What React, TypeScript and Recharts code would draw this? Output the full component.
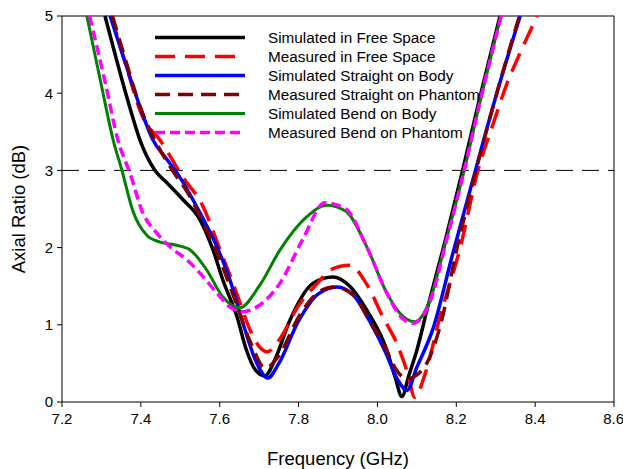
import { LineChart, Line, XAxis, YAxis, ReferenceLine, Legend } from 'recharts'

// axis ticks
const freqTicks = [7.2, 7.4, 7.6, 7.8, 8.0, 8.2, 8.4, 8.6]
const arTicks = [0, 1, 2, 3, 4, 5]

// Simulated in Free Space
const simFreeF = [7.309, 7.34, 7.37, 7.398, 7.436, 7.466, 7.507, 7.55, 7.583, 7.608, 7.644, 7.668, 7.69, 7.715, 7.74, 7.778, 7.837, 7.887, 7.93, 7.973, 8.024, 8.045, 8.062, 8.08, 8.10, 8.126, 8.17, 8.217, 8.26, 8.311]
const simFreeV = [5.0, 4.4, 3.85, 3.39, 3.0, 2.84, 2.62, 2.36, 1.97, 1.58, 1.10, 0.67, 0.42, 0.34, 0.55, 1.06, 1.54, 1.62, 1.50, 1.19, 0.67, 0.32, 0.07, 0.35, 0.67, 1.2, 2.05, 3.02, 3.95, 5.0]

// Measured in Free Space
const measFreeF = [7.325, 7.36, 7.405, 7.449, 7.507, 7.558, 7.601, 7.64, 7.68, 7.70, 7.72, 7.75, 7.80, 7.85, 7.88, 7.93, 7.97, 8.014, 8.05, 8.075, 8.095, 8.12, 8.159, 8.21, 8.255, 8.294, 8.329, 8.36, 8.405]
const measFreeV = [5.0, 4.4, 3.69, 3.39, 2.91, 2.53, 1.97, 1.45, 0.9, 0.72, 0.65, 0.8, 1.25, 1.55, 1.71, 1.77, 1.55, 1.10, 0.75, 0.4, 0.06, 0.35, 1.11, 2.0, 3.0, 3.61, 4.13, 4.5, 5.0]

// Simulated Straight on Body
const simStraightF = [7.322, 7.36, 7.398, 7.431, 7.465, 7.499, 7.55, 7.593, 7.626, 7.659, 7.69, 7.722, 7.75, 7.80, 7.85, 7.897, 7.94, 7.98, 8.02, 8.05, 8.075, 8.10, 8.141, 8.19, 8.248, 8.30, 8.362]
const simStraightV = [5.0, 4.4, 3.82, 3.39, 3.15, 2.91, 2.45, 2.01, 1.58, 1.02, 0.55, 0.31, 0.5, 1.05, 1.40, 1.49, 1.38, 1.05, 0.65, 0.3, 0.15, 0.45, 0.95, 1.9, 2.99, 3.95, 5.0]

// Measured Straight on Phantom
const measStraightF = [7.328, 7.36, 7.40, 7.44, 7.48, 7.52, 7.56, 7.60, 7.64, 7.68, 7.715, 7.75, 7.80, 7.85, 7.89, 7.94, 7.98, 8.02, 8.05, 8.075, 8.10, 8.13, 8.16, 8.20, 8.25, 8.30, 8.36]
const measStraightV = [5.0, 4.45, 3.8, 3.35, 3.0, 2.7, 2.3, 1.85, 1.3, 0.75, 0.44, 0.6, 1.1, 1.42, 1.49, 1.38, 1.05, 0.7, 0.4, 0.3, 0.35, 0.55, 1.0, 1.95, 3.0, 3.95, 5.0]

// Simulated Bend on Body
const simBendF = [7.263, 7.30, 7.33, 7.352, 7.38, 7.415, 7.449, 7.49, 7.525, 7.567, 7.608, 7.651, 7.70, 7.753, 7.821, 7.872, 7.92, 7.973, 8.024, 8.057, 8.095, 8.133, 8.172, 8.22, 8.263, 8.313]
const simBendV = [5.0, 4.1, 3.39, 3.0, 2.47, 2.16, 2.07, 2.03, 1.97, 1.71, 1.36, 1.22, 1.5, 1.97, 2.4, 2.55, 2.47, 2.01, 1.41, 1.15, 1.04, 1.32, 2.05, 3.0, 3.95, 5.0]

// Measured Bend on Phantom
const measBendF = [7.27, 7.31, 7.342, 7.372, 7.405, 7.44, 7.474, 7.517, 7.55, 7.593, 7.626, 7.659, 7.70, 7.753, 7.81, 7.867, 7.92, 7.973, 8.024, 8.06, 8.09, 8.135, 8.173, 8.22, 8.263, 8.314]
const measBendV = [5.0, 4.13, 3.39, 2.97, 2.45, 2.19, 2.01, 1.84, 1.67, 1.41, 1.23, 1.17, 1.25, 1.54, 2.1, 2.58, 2.5, 2.01, 1.41, 1.1, 1.02, 1.32, 2.05, 3.0, 3.95, 5.0]

const zip = (f: number[], v: number[]) => f.map((x, i) => ({ f: x, v: v[i] }))

const series = [
  { name: 'Simulated in Free Space', data: zip(simFreeF, simFreeV), color: '#000000', dash: undefined, width: 3.5 },
  { name: 'Measured in Free Space', data: zip(measFreeF, measFreeV), color: '#ff0000', dash: '20 10', width: 3.5 },
  { name: 'Simulated Straight on Body', data: zip(simStraightF, simStraightV), color: '#0000ff', dash: undefined, width: 3.5 },
  { name: 'Measured Straight on Phantom', data: zip(measStraightF, measStraightV), color: '#800000', dash: '15 8', width: 3.5 },
  { name: 'Simulated Bend on Body', data: zip(simBendF, simBendV), color: '#008000', dash: undefined, width: 3 },
  { name: 'Measured Bend on Phantom', data: zip(measBendF, measBendV), color: '#ff00ff', dash: '10 5', width: 3.5 },
]

const FONT = '"Liberation Sans", Arial, sans-serif'

function LegendBox() {
  return (
    <div style={{ fontFamily: FONT, fontSize: 15.3, color: '#000' }}>
      {series.map(s => (
        <div key={s.name} style={{ display: 'flex', alignItems: 'center', height: 19 }}>
          <svg width={95} height={19}>
            <line x1={5} x2={95} y1={9.5} y2={9.5} stroke={s.color} strokeWidth={s.width} strokeDasharray={s.dash} />
          </svg>
          <span style={{ marginLeft: 23, whiteSpace: 'nowrap' }}>{s.name}</span>
        </div>
      ))}
    </div>
  )
}

const tickStyle = { fontSize: 15, fill: '#000', fontFamily: FONT }
const labelStyle = { fontSize: 18.5, fill: '#000', fontFamily: FONT }

export default function App() {
  return (
    <div style={{ position: 'absolute', left: 0, top: 0, width: 623, height: 469, background: '#fff' }}>
      <LineChart width={623} height={469} margin={{ top: 16, right: 9, bottom: 7, left: 0 }}>
        <XAxis
          dataKey="f"
          type="number"
          domain={[7.2, 8.6]}
          ticks={freqTicks}
          tickFormatter={(v: number) => v.toFixed(1)}
          tick={tickStyle}
          tickSize={5}
          tickMargin={6}
          stroke="#000"
          height={60}
          allowDuplicatedCategory={false}
          label={{ value: 'Frequency (GHz)', position: 'insideBottom', offset: -3, style: labelStyle }}
        />
        <YAxis
          type="number"
          domain={[0, 5]}
          ticks={arTicks}
          tick={tickStyle}
          tickSize={5}
          tickMargin={4}
          stroke="#000"
          width={62}
          label={{ value: 'Axial Ratio (dB)', angle: -90, position: 'insideLeft', offset: 18, style: { ...labelStyle, textAnchor: 'middle' } }}
        />
        <ReferenceLine y={3} stroke="#000" strokeWidth={1} strokeDasharray="17 9" />
        <ReferenceLine y={5} stroke="#000" strokeWidth={1} />
        <ReferenceLine x={8.6} stroke="#000" strokeWidth={1} />
        {series.map(s => (
          <Line
            key={s.name}
            data={s.data}
            dataKey="v"
            name={s.name}
            type="monotone"
            stroke={s.color}
            strokeWidth={s.width}
            strokeDasharray={s.dash}
            dot={false}
            activeDot={false}
            isAnimationActive={false}
          />
        ))}
        <Legend
          layout="vertical"
          align="center"
          verticalAlign="middle"
          wrapperStyle={{ left: 150, top: 28, width: 'auto' }}
          content={() => <LegendBox />}
        />
      </LineChart>
    </div>
  )
}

======

Work required: Copy out the whole listing exactly, and don't carry over any pictures.

Task result:
What React, TypeScript and Recharts code would draw this? Output the full component.
import { LineChart, Line, XAxis, YAxis, ReferenceLine, Legend } from 'recharts'

// axis ticks
const freqTicks = [7.2, 7.4, 7.6, 7.8, 8.0, 8.2, 8.4, 8.6]
const arTicks = [0, 1, 2, 3, 4, 5]

// Simulated in Free Space
const simFreeF = [7.309, 7.34, 7.37, 7.398, 7.436, 7.466, 7.507, 7.55, 7.583, 7.608, 7.644, 7.668, 7.69, 7.715, 7.74, 7.778, 7.837, 7.887, 7.93, 7.973, 8.024, 8.045, 8.062, 8.08, 8.10, 8.126, 8.17, 8.217, 8.26, 8.311]
const simFreeV = [5.0, 4.4, 3.85, 3.39, 3.0, 2.84, 2.62, 2.36, 1.97, 1.58, 1.10, 0.67, 0.42, 0.34, 0.55, 1.06, 1.54, 1.62, 1.50, 1.19, 0.67, 0.32, 0.07, 0.35, 0.67, 1.2, 2.05, 3.02, 3.95, 5.0]

// Measured in Free Space
const measFreeF = [7.325, 7.36, 7.405, 7.449, 7.507, 7.558, 7.601, 7.64, 7.68, 7.70, 7.72, 7.75, 7.80, 7.85, 7.88, 7.93, 7.97, 8.014, 8.05, 8.075, 8.095, 8.12, 8.159, 8.21, 8.255, 8.294, 8.329, 8.36, 8.405]
const measFreeV = [5.0, 4.4, 3.69, 3.39, 2.91, 2.53, 1.97, 1.45, 0.9, 0.72, 0.65, 0.8, 1.25, 1.55, 1.71, 1.77, 1.55, 1.10, 0.75, 0.4, 0.06, 0.35, 1.11, 2.0, 3.0, 3.61, 4.13, 4.5, 5.0]

// Simulated Straight on Body
const simStraightF = [7.322, 7.36, 7.398, 7.431, 7.465, 7.499, 7.55, 7.593, 7.626, 7.659, 7.69, 7.722, 7.75, 7.80, 7.85, 7.897, 7.94, 7.98, 8.02, 8.05, 8.075, 8.10, 8.141, 8.19, 8.248, 8.30, 8.362]
const simStraightV = [5.0, 4.4, 3.82, 3.39, 3.15, 2.91, 2.45, 2.01, 1.58, 1.02, 0.55, 0.31, 0.5, 1.05, 1.40, 1.49, 1.38, 1.05, 0.65, 0.3, 0.15, 0.45, 0.95, 1.9, 2.99, 3.95, 5.0]

// Measured Straight on Phantom
const measStraightF = [7.328, 7.36, 7.40, 7.44, 7.48, 7.52, 7.56, 7.60, 7.64, 7.68, 7.715, 7.75, 7.80, 7.85, 7.89, 7.94, 7.98, 8.02, 8.05, 8.075, 8.10, 8.13, 8.16, 8.20, 8.25, 8.30, 8.36]
const measStraightV = [5.0, 4.45, 3.8, 3.35, 3.0, 2.7, 2.3, 1.85, 1.3, 0.75, 0.44, 0.6, 1.1, 1.42, 1.49, 1.38, 1.05, 0.7, 0.4, 0.3, 0.35, 0.55, 1.0, 1.95, 3.0, 3.95, 5.0]

// Simulated Bend on Body
const simBendF = [7.263, 7.30, 7.33, 7.352, 7.38, 7.415, 7.449, 7.49, 7.525, 7.567, 7.608, 7.651, 7.70, 7.753, 7.821, 7.872, 7.92, 7.973, 8.024, 8.057, 8.095, 8.133, 8.172, 8.22, 8.263, 8.313]
const simBendV = [5.0, 4.1, 3.39, 3.0, 2.47, 2.16, 2.07, 2.03, 1.97, 1.71, 1.36, 1.22, 1.5, 1.97, 2.4, 2.55, 2.47, 2.01, 1.41, 1.15, 1.04, 1.32, 2.05, 3.0, 3.95, 5.0]

// Measured Bend on Phantom
const measBendF = [7.27, 7.31, 7.342, 7.372, 7.405, 7.44, 7.474, 7.517, 7.55, 7.593, 7.626, 7.659, 7.70, 7.753, 7.81, 7.867, 7.92, 7.973, 8.024, 8.06, 8.09, 8.135, 8.173, 8.22, 8.263, 8.314]
const measBendV = [5.0, 4.13, 3.39, 2.97, 2.45, 2.19, 2.01, 1.84, 1.67, 1.41, 1.23, 1.17, 1.25, 1.54, 2.1, 2.58, 2.5, 2.01, 1.41, 1.1, 1.02, 1.32, 2.05, 3.0, 3.95, 5.0]

const zip = (f: number[], v: number[]) => f.map((x, i) => ({ f: x, v: v[i] }))

const series = [
  { name: 'Simulated in Free Space', data: zip(simFreeF, simFreeV), color: '#000000', dash: undefined, width: 3.5 },
  { name: 'Measured in Free Space', data: zip(measFreeF, measFreeV), color: '#ff0000', dash: '20 10', width: 3.5 },
  { name: 'Simulated Straight on Body', data: zip(simStraightF, simStraightV), color: '#0000ff', dash: undefined, width: 3.5 },
  { name: 'Measured Straight on Phantom', data: zip(measStraightF, measStraightV), color: '#800000', dash: '15 8', width: 3.5 },
  { name: 'Simulated Bend on Body', data: zip(simBendF, simBendV), color: '#008000', dash: undefined, width: 3 },
  { name: 'Measured Bend on Phantom', data: zip(measBendF, measBendV), color: '#ff00ff', dash: '10 5', width: 3.5 },
]

const FONT = '"Liberation Sans", Arial, sans-serif'

function LegendBox() {
  return (
    <div style={{ fontFamily: FONT, fontSize: 15.3, color: '#000' }}>
      {series.map(s => (
        <div key={s.name} style={{ display: 'flex', alignItems: 'center', height: 19 }}>
          <svg width={95} height={19}>
            <line x1={5} x2={95} y1={9.5} y2={9.5} stroke={s.color} strokeWidth={s.width} strokeDasharray={s.dash} />
          </svg>
          <span style={{ marginLeft: 23, whiteSpace: 'nowrap' }}>{s.name}</span>
        </div>
      ))}
    </div>
  )
}

const tickStyle = { fontSize: 15, fill: '#000', fontFamily: FONT }
const labelStyle = { fontSize: 18.5, fill: '#000', fontFamily: FONT }

export default function App() {
  return (
    <div style={{ position: 'absolute', left: 0, top: 0, width: 623, height: 469, background: '#fff' }}>
      <LineChart width={623} height={469} margin={{ top: 16, right: 9, bottom: 7, left: 0 }}>
        <XAxis
          dataKey="f"
          type="number"
          domain={[7.2, 8.6]}
          ticks={freqTicks}
          tickFormatter={(v: number) => v.toFixed(1)}
          tick={tickStyle}
          tickSize={5}
          tickMargin={6}
          stroke="#000"
          height={60}
          allowDuplicatedCategory={false}
          label={{ value: 'Frequency (GHz)', position: 'insideBottom', offset: -3, style: labelStyle }}
        />
        <YAxis
          type="number"
          domain={[0, 5]}
          ticks={arTicks}
          tick={tickStyle}
          tickSize={5}
          tickMargin={4}
          stroke="#000"
          width={62}
          label={{ value: 'Axial Ratio (dB)', angle: -90, position: 'insideLeft', offset: 18, style: { ...labelStyle, textAnchor: 'middle' } }}
        />
        <ReferenceLine y={3} stroke="#000" strokeWidth={1} strokeDasharray="17 9" />
        <ReferenceLine y={5} stroke="#000" strokeWidth={1} />
        <ReferenceLine x={8.6} stroke="#000" strokeWidth={1} />
        {series.map(s => (
          <Line
            key={s.name}
            data={s.data}
            dataKey="v"
            name={s.name}
            type="monotone"
            stroke={s.color}
            strokeWidth={s.width}
            strokeDasharray={s.dash}
            dot={false}
            activeDot={false}
            isAnimationActive={false}
          />
        ))}
        <Legend
          layout="vertical"
          align="center"
          verticalAlign="middle"
          wrapperStyle={{ left: 150, top: 28, width: 'auto' }}
          content={() => <LegendBox />}
        />
      </LineChart>
    </div>
  )
}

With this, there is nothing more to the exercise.